Para lograr la unión, hay mandamientos que debemos guardar en cuanto a lo que sentimos. Debemos perdonar y no tener malicia alguna contra los que nos ofendan. El Salvador nos dio el ejemplo desde la cruz: “Padre, perdónalos, porque no saben lo que hacen” (Lucas 23:34). No sabemos lo que llevan en el corazón los que nos ofenden ni sabemos de dónde surge nuestro propio enojo u ofensa. El apóstol Pablo nos aconseja cómo amar en un mundo de gente imperfecta, incluso nosotros mismos, cuando dice: “El amor es sufrido, es benigno; el amor no tiene envidia, el amor no es jactancioso, no se envanece; no hace nada indebido, no busca lo suyo, no se irrita, no guarda rencor” (1 Corintios 13:4-5). Y en seguida ofreció una solemne advertencia en cuanto a que no debemos reaccionar ante las faltas de los demás y olvidar las nuestras al decir: “Ahora vemos por espejo, oscuramente; mas entonces veremos cara a cara. Ahora conozco en parte; pero entonces conoceré como fui conocido” (1 Corintios 13:12).

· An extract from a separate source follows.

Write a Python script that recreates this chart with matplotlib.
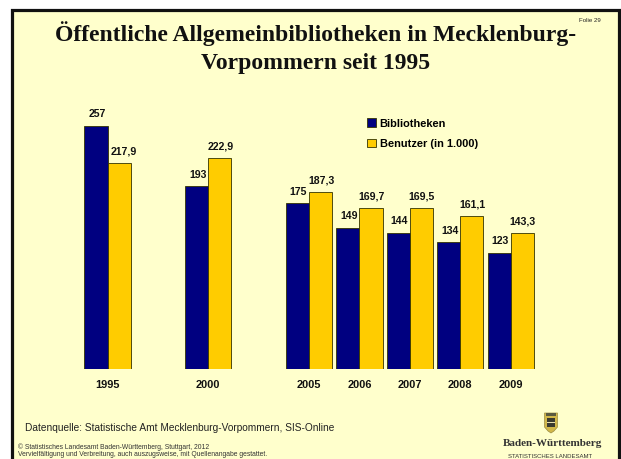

La oración sacramental nos recuerda cada semana que el don de la unión se obtiene por medio de la obediencia a las leyes y ordenanzas del Evangelio de Jesucristo. Si cumplimos los convenios de tomar sobre nosotros Su nombre, recordarle siempre y guardar todos Sus mandamientos, obtendremos la compañía de Su Espíritu. Eso enternecerá nuestro corazón y nos unirá. Pero existen dos advertencias que acompañan esa promesa.
Primero, el Espíritu Santo permanece con nosotros solamente si nos conservamos limpios y libres del amor a las cosas del mundo. Cuando escogemos hacer alguna cosa impura, rechazamos al Espíritu Santo. El Espíritu mora solamente en aquellos que prefieren al Señor en vez del mundo. “Sé limpio” (3 Nefi 20:41; D. y C. 38:42) y ama a Dios “con todo tu corazón, alma, mente y fuerza” (véase D. y C. 59:5) no son simples sugerencias, sino mandamientos. Y son necesarios para obtener la compañía del Espíritu, sin el cual no podemos ser uno.
La otra advertencia es cuidarnos del orgullo. La unión que recibe una familia o un pueblo bajo la influencia del Espíritu traerá consigo un enorme poder: Dicho poder provocará el reconocimiento del mundo. Ya sea que tal reconocimiento produzca alabanza o envidia, ello podría conducirnos al orgullo. Eso ofendería al Espíritu. Existe una protección contra esa fuente segura de la desunión que es el orgullo: es ver las generosidades que Dios derrama sobre nosotros, no sólo como una indicación de Su gracia, sino también como una oportunidad para unirnos con los demás mediante un mejor servicio. El hombre y la mujer aprenden a ser uno al valerse de sus similitudes para comprenderse mutuamente y de sus diferencias para complementarse el uno al otro al servirse recíprocamente y a los que los rodean. De la misma manera, podemos unirnos con aquellos que no aceptan nuestra doctrina pero que comparten nuestro deseo de bendecir a los hijos de nuestro Padre Celestial.
Podemos ser pacificadores, dignos de ser llamados bienaventurados e hijos de Dios (véase Mateo 5:9).
Dios, nuestro Padre, vive. Su amado Hijo Jesucristo está a la cabeza de esta Iglesia y Él ofrece a todos lo que lo acepten el estandarte de paz. De ello doy testimonio, en el nombre de Jesucristo. Amén.